_Task prompt:_ Print the lines that start the entries and continue through the one holding "plt.rcParams['font.weight'] = 'bold'", please, exactly and with the pictures omitted.

· · ·

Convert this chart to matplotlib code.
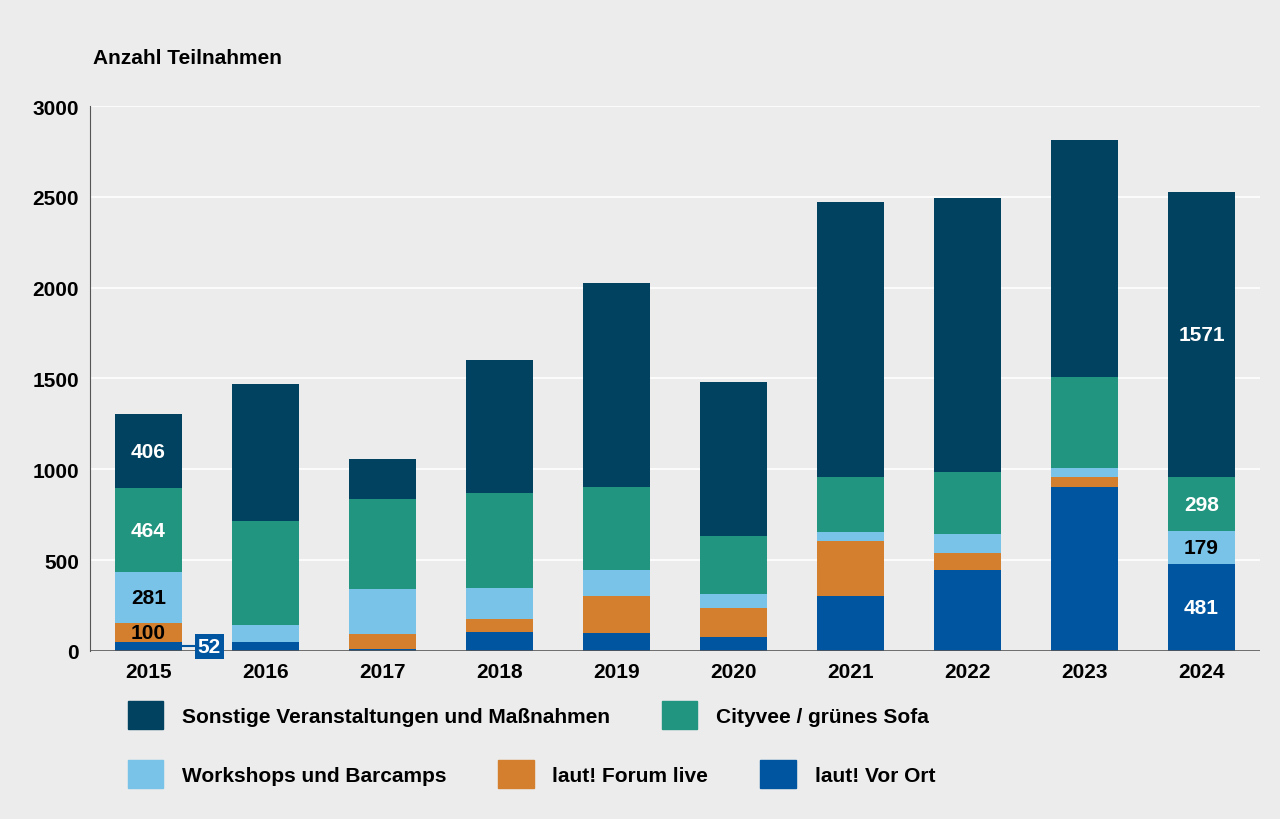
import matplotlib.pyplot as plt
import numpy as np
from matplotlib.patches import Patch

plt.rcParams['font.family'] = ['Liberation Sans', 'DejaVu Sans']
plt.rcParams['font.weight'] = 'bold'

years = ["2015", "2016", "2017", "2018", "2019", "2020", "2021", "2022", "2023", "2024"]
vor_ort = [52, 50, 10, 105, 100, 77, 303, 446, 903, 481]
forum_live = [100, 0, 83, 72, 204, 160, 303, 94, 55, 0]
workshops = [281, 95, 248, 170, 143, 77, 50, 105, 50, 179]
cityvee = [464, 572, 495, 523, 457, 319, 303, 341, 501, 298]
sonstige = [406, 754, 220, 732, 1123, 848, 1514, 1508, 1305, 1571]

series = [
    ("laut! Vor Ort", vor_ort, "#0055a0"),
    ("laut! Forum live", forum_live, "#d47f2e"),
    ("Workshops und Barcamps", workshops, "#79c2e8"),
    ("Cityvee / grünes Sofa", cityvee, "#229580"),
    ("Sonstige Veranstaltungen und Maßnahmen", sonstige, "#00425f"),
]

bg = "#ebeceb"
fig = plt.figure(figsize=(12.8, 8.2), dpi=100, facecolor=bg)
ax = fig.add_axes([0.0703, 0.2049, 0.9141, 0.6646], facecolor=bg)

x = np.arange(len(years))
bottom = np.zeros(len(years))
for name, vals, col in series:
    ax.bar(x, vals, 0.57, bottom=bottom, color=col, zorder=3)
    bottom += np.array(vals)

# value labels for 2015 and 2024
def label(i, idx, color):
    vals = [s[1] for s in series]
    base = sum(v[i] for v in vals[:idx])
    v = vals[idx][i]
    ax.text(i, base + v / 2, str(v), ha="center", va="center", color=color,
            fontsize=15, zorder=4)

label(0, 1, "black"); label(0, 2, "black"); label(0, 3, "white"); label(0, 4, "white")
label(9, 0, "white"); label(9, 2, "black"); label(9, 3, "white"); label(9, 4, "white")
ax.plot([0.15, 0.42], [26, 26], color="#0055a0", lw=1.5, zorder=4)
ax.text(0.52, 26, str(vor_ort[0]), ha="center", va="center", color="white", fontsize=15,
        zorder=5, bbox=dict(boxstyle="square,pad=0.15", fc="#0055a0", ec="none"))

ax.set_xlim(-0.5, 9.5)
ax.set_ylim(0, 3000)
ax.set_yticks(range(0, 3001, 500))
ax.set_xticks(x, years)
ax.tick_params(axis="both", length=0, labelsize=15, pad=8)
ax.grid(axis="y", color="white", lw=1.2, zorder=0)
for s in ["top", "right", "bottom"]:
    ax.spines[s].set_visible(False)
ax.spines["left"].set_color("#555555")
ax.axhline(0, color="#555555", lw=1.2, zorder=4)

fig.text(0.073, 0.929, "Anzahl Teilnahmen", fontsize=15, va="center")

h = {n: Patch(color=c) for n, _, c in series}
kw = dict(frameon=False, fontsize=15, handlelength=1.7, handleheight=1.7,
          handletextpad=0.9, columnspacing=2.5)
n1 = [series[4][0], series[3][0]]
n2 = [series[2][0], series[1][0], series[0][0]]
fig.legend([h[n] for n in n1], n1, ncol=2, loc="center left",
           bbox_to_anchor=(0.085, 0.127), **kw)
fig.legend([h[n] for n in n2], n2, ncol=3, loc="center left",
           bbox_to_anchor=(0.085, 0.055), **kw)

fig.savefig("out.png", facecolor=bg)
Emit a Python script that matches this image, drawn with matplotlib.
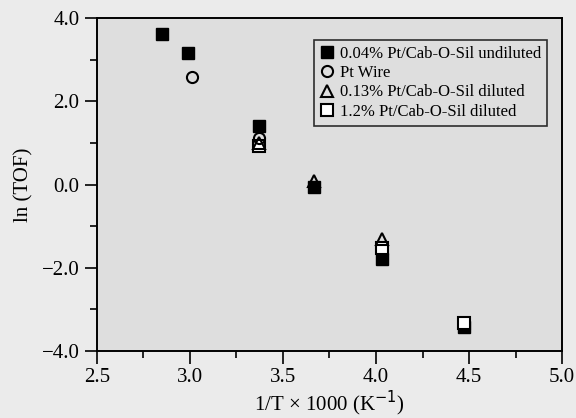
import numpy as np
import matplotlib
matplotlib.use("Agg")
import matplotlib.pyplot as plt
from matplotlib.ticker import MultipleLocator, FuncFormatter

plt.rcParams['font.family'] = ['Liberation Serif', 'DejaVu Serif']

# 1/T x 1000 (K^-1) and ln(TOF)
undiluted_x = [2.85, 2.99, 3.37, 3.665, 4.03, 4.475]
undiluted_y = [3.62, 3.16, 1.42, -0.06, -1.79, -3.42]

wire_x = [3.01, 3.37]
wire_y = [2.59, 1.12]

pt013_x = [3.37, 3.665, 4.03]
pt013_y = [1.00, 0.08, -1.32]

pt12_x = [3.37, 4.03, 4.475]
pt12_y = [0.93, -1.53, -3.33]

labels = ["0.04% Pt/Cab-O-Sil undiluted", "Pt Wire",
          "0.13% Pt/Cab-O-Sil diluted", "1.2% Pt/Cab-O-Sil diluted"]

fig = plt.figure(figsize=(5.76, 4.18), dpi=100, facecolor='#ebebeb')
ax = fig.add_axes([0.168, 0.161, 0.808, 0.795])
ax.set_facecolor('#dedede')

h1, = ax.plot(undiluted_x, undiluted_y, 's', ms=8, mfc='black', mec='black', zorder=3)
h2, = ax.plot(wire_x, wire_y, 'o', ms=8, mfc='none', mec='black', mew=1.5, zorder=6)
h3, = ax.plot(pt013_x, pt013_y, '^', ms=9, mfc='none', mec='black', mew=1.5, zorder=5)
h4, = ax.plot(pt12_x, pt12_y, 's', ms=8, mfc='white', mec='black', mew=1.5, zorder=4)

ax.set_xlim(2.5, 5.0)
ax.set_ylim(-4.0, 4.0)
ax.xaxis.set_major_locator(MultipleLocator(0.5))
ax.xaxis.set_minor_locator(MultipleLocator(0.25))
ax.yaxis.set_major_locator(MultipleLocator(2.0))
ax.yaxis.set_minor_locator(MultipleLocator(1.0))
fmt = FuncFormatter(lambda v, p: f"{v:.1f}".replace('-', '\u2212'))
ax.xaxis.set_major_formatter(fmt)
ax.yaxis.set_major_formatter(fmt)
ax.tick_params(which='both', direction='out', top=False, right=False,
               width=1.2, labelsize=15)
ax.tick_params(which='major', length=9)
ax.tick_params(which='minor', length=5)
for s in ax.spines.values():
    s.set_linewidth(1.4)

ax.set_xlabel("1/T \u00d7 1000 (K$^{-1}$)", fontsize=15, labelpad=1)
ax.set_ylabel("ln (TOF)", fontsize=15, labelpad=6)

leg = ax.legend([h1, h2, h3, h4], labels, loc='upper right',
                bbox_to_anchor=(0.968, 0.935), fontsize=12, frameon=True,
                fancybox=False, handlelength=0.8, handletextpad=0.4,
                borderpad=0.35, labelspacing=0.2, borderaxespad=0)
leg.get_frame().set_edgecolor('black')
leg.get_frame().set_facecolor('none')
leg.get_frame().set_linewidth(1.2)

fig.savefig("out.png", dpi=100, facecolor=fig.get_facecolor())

· · ·

_Output:_
Convert this chart to matplotlib code.
import matplotlib.pyplot as plt
import numpy as np
from matplotlib.patches import Patch

plt.rcParams['font.family'] = ['Liberation Sans', 'DejaVu Sans']
plt.rcParams['font.weight'] = 'bold'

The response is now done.